All of this happens with the wit and humor and rapid fire dialogue Crusie is known for. One of the things that has surprised me the most, going back through her first books, is how developed her voice is. (A bit OT, but I also noticed that she never modifies words like “said” with adverbs.) Here is Zack’s partner and “wise best friend”, Anthony, taking in the scene after Zack has moved in:
“This is eerie,” Anthony said. “It’s like the night of the Living Yuppies.”
“Watch your mouth,” Lucy said. “We never Yup.”
“You know those old science fiction movies where the mad scientist puts a steel cap on a human being and another steel cap on an chimpanzee and pulls a switch, and their brains scramble?” Anthony looked toward the kitchen [where Zack is preparing dinner]. “That’s what this reminds me of.”
“Are you calling me a chimpanzee?” Lucy demanded.
“No, that would be Zack,” Anthony said, “What’s going on here?”
“What are you talking about” Lucy blushed. “There’s nothing going on here.”
Anthony grinned at her. Lucy was hooked. Now all he had to do was make sure of Zack.
I’m reading a bunch of early Crusies in rapid succession, a guarantee for getting even thick headed people like me to notice things, and I notice that it is common in her books for the hero and heroine to resist each other for very ephemeral reasons. They feel attraction, even lust, they feel warmth, admiration, affection, and then … they shake their heads as if clearing cobwebs, stiffen their resolves, and push it away. Why? In Lucy’s case, it’s that she’s just finalized her divorce, and also that Zack is quite deranged, and in Zack’s case, it’s that he doesn’t want to settle down, and also that Lucy is a bit bizarre with all her dogs, and her green hair. This passage is typical:
Of course, the real problem wasn’t that he turned her on. The real problem was that she liked being with him, she felt good around him. Happy. Warm.
Or this…
Which meant that he was in a lot more trouble than he’d realized. This was the first time his reality had ever been better than his fantasy. He’d found the perfect woman living in a great house with three dumb dogs. The smartest thing to do would be to run.

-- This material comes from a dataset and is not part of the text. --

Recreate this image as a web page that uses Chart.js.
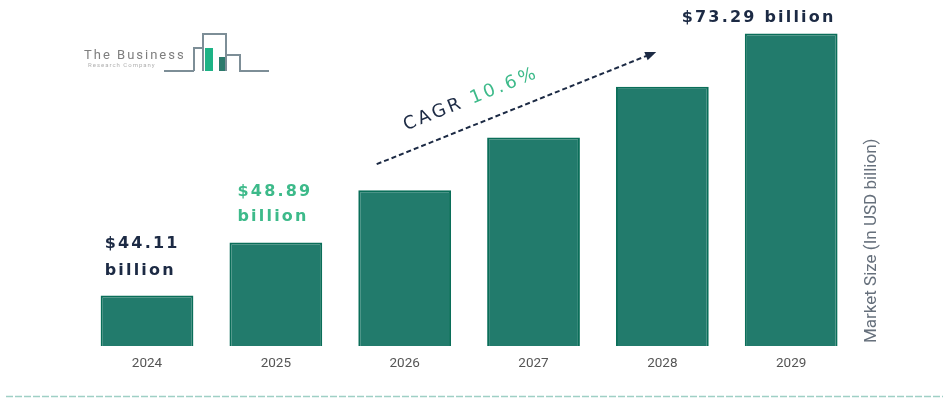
<!DOCTYPE html>
<html><head><meta charset="utf-8">
<script src="https://cdn.jsdelivr.net/npm/chart.js@4.4.1/dist/chart.umd.min.js"></script>
<style>html,body{margin:0;padding:0;background:#fff;}canvas{display:block;}</style>
</head><body>
<canvas id="c" width="943" height="398"></canvas>
<script>
const years = ['2024', '2025', '2026', '2027', '2028', '2029'];
const marketSize = [44.11, 48.89, 54.1, 59.9, 66.1, 73.29];
const labeledBars = [0, 1, 5];
const cagrWord = 'CAGR';
const cagrValue = '10.6%';
const yTitle = 'Market Size (In USD billion)';
const logoLine1 = 'The Business';
const logoLine2 = 'Research Company';

const NAVY = '#1c2a44', GREEN = '#3dba8a';

const annot = {
  id: 'annot',
  beforeDraw(chart) {
    const ctx = chart.ctx;
    ctx.save();
    ctx.fillStyle = '#fff';
    ctx.fillRect(0, 0, chart.width, chart.height);
    // logo
    ctx.fillStyle = '#7e7e7e';
    ctx.font = '13px Roboto';
    ctx.letterSpacing = '2px';
    ctx.textBaseline = 'middle';
    ctx.textAlign = 'left';
    ctx.fillText(logoLine1, 84, 56);
    ctx.fillStyle = '#b0b0b0';
    ctx.font = '6px Roboto';
    ctx.letterSpacing = '1px';
    ctx.fillText(logoLine2, 88, 65);
    ctx.letterSpacing = '0px';
    ctx.strokeStyle = '#7d8e97';
    ctx.lineWidth = 2;
    ctx.beginPath();
    ctx.moveTo(164, 71); ctx.lineTo(194, 71);
    ctx.moveTo(194, 71); ctx.lineTo(194, 48); ctx.lineTo(203, 48);
    ctx.moveTo(203, 71); ctx.lineTo(203, 34); ctx.lineTo(226, 34); ctx.lineTo(226, 71);
    ctx.moveTo(226, 55); ctx.lineTo(240, 55); ctx.lineTo(240, 71); ctx.lineTo(269, 71);
    ctx.stroke();
    ctx.fillStyle = '#1db386';
    ctx.fillRect(205, 48, 8, 23);
    ctx.fillStyle = '#2c7a6c';
    ctx.fillRect(219, 57, 6, 14);
    // bottom dashed rule
    ctx.strokeStyle = '#9fd0c5';
    ctx.lineWidth = 1.5;
    ctx.setLineDash([7, 2]);
    ctx.beginPath();
    ctx.moveTo(6, 396.5); ctx.lineTo(943, 396.5);
    ctx.stroke();
    ctx.restore();
  },
  afterDatasetsDraw(chart) {
    const ctx = chart.ctx;
    const bars = chart.getDatasetMeta(0).data;
    const left = b => b.x - b.width / 2;
    const right = b => b.x + b.width / 2;
    ctx.save();
    ctx.font = 'bold 16px "DejaVu Sans"';
    ctx.letterSpacing = '2.2px';
    ctx.textBaseline = 'middle';
    // 2024 label
    let b = bars[labeledBars[0]];
    ctx.fillStyle = NAVY; ctx.textAlign = 'left';
    ctx.fillText('$' + marketSize[labeledBars[0]].toFixed(2), left(b) + 4, b.y - 52);
    ctx.fillText('billion', left(b) + 4, b.y - 25);
    // 2025 label
    b = bars[labeledBars[1]];
    ctx.fillStyle = GREEN;
    ctx.fillText('$' + marketSize[labeledBars[1]].toFixed(2), left(b) + 8, b.y - 51);
    ctx.fillText('billion', left(b) + 8, b.y - 26);
    // 2029 label
    b = bars[labeledBars[2]];
    ctx.fillStyle = NAVY; ctx.textAlign = 'right';
    ctx.fillText('$' + marketSize[labeledBars[2]].toFixed(2) + ' billion', right(b) - 2, b.y - 16);

    // CAGR arrow
    const s = {x: bars[2].x - 28, y: bars[2].y - 26};
    const e = {x: bars[4].x - 8, y: bars[4].y - 34};
    const ang = Math.atan2(e.y - s.y, e.x - s.x);
    ctx.strokeStyle = NAVY;
    ctx.lineWidth = 2;
    ctx.setLineDash([5, 3]);
    ctx.beginPath();
    ctx.moveTo(s.x, s.y);
    ctx.lineTo(e.x - 6 * Math.cos(ang), e.y - 6 * Math.sin(ang));
    ctx.stroke();
    ctx.setLineDash([]);
    ctx.fillStyle = NAVY;
    ctx.save();
    ctx.translate(e.x, e.y);
    ctx.rotate(ang);
    ctx.beginPath();
    ctx.moveTo(2, 0); ctx.lineTo(-9, -4.5); ctx.lineTo(-9, 4.5); ctx.closePath();
    ctx.fill();
    ctx.restore();

    // CAGR text
    const t = 0.34;
    const px = s.x + t * (e.x - s.x), py = s.y + t * (e.y - s.y);
    ctx.save();
    ctx.translate(px, py - 27);
    ctx.rotate(ang);
    ctx.font = '500 18px "DejaVu Sans"';
    ctx.letterSpacing = '3px';
    ctx.textAlign = 'left';
    ctx.textBaseline = 'middle';
    const w1 = ctx.measureText(cagrWord + ' ').width;
    const w2 = ctx.measureText(cagrValue).width;
    const x0 = -(w1 + w2) / 2;
    ctx.fillStyle = NAVY;
    ctx.fillText(cagrWord + ' ', x0, 0);
    ctx.fillStyle = GREEN;
    ctx.fillText(cagrValue, x0 + w1, 0);
    ctx.restore();

    // Y axis title on right
    const ca = chart.chartArea;
    ctx.save();
    ctx.translate(ca.right + 16.5, ca.bottom - 3);
    ctx.rotate(-Math.PI / 2);
    ctx.font = '17px Roboto';
    ctx.letterSpacing = '0px';
    ctx.fillStyle = '#66707c';
    ctx.textAlign = 'left';
    ctx.textBaseline = 'middle';
    ctx.fillText(yTitle, 0, 0);
    ctx.restore();
    ctx.restore();
  }
};

new Chart(document.getElementById('c'), {
  type: 'bar',
  data: {
    labels: years,
    datasets: [{
      data: marketSize,
      backgroundColor: '#227b6c',
      borderColor: '#0a6e59',
      borderWidth: 2,
      categoryPercentage: 1,
      barPercentage: 0.72
    }]
  },
  options: {
    responsive: false,
    animation: false,
    layout: {padding: {left: 82.6, right: 87.4, top: 0, bottom: 0}},
    plugins: {legend: {display: false}, tooltip: {enabled: false}},
    scales: {
      x: {
        grid: {display: false, drawTicks: false},
        border: {display: false},
        ticks: {color: '#555555', font: {family: 'Roboto', size: 13.5}, padding: 10},
        afterFit: a => { a.height = 52; }
      },
      y: {
        type: 'logarithmic',
        display: false,
        bounds: 'data',
        min: 40,
        max: 78.2
      }
    }
  },
  plugins: [annot]
});
</script>
</body></html>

Why? Sometimes, in this book, it is hard to say. I felt that Lucy and Zack’s characters were a bit too defined by their oddities. We’re told more than shown that Zack is a crazy man, for example. Perhaps the bunker-like setting (Lucy can’t even go to work so great is the danger) prevented the kind of interactions in the outside world that would have let me get to know them as more rounded. While I appreciated the fact that Lucy was willing to take some of the blame for the failure of her marriage (no demonizing of exes in Crusie), in the end she comes off as just too good and too passive to be truly interesting.
That said, it’s a fine line, I think, between low conflict and the requisite genre tension, but Crusie manages it, helped by the fact that in a 200+ page category, there isn’t time for hero/ine resistance to love to feel like an authorial trick. For example, only a few paragraphs after the above Zack quote, he realizes that “it was what he wanted forever”, and he “surrendered without a qualm.”
This happens 61% of the way in to this book. So what happens for the other 39%? Well, there is the mystery of who is shooting at them and why. But in terms of the relationship, Zack and Lucy are on different time tables, thanks both to her recent divorce and to the fact that she is trying to be more independent, and Zack’s unilateral decision making style does not suit.
Eventually, Lucy comes around, resolving that independence and logic are not the same thing:
“I don’t believe in logic,” Lucy said. “I believe in love. Especially with someone who is spontaneous, irresponsible, and inappropriate.” She surveyed him critically. “That’s you.”
Perhaps because Lucy’s resistance to Zack seemed a tad manufactured in the last third, I felt the pacing was a bit off, but overall I enjoyed this one. Overall, it’s very fun: funny, with unexpected emotional zingers amid all the laughs.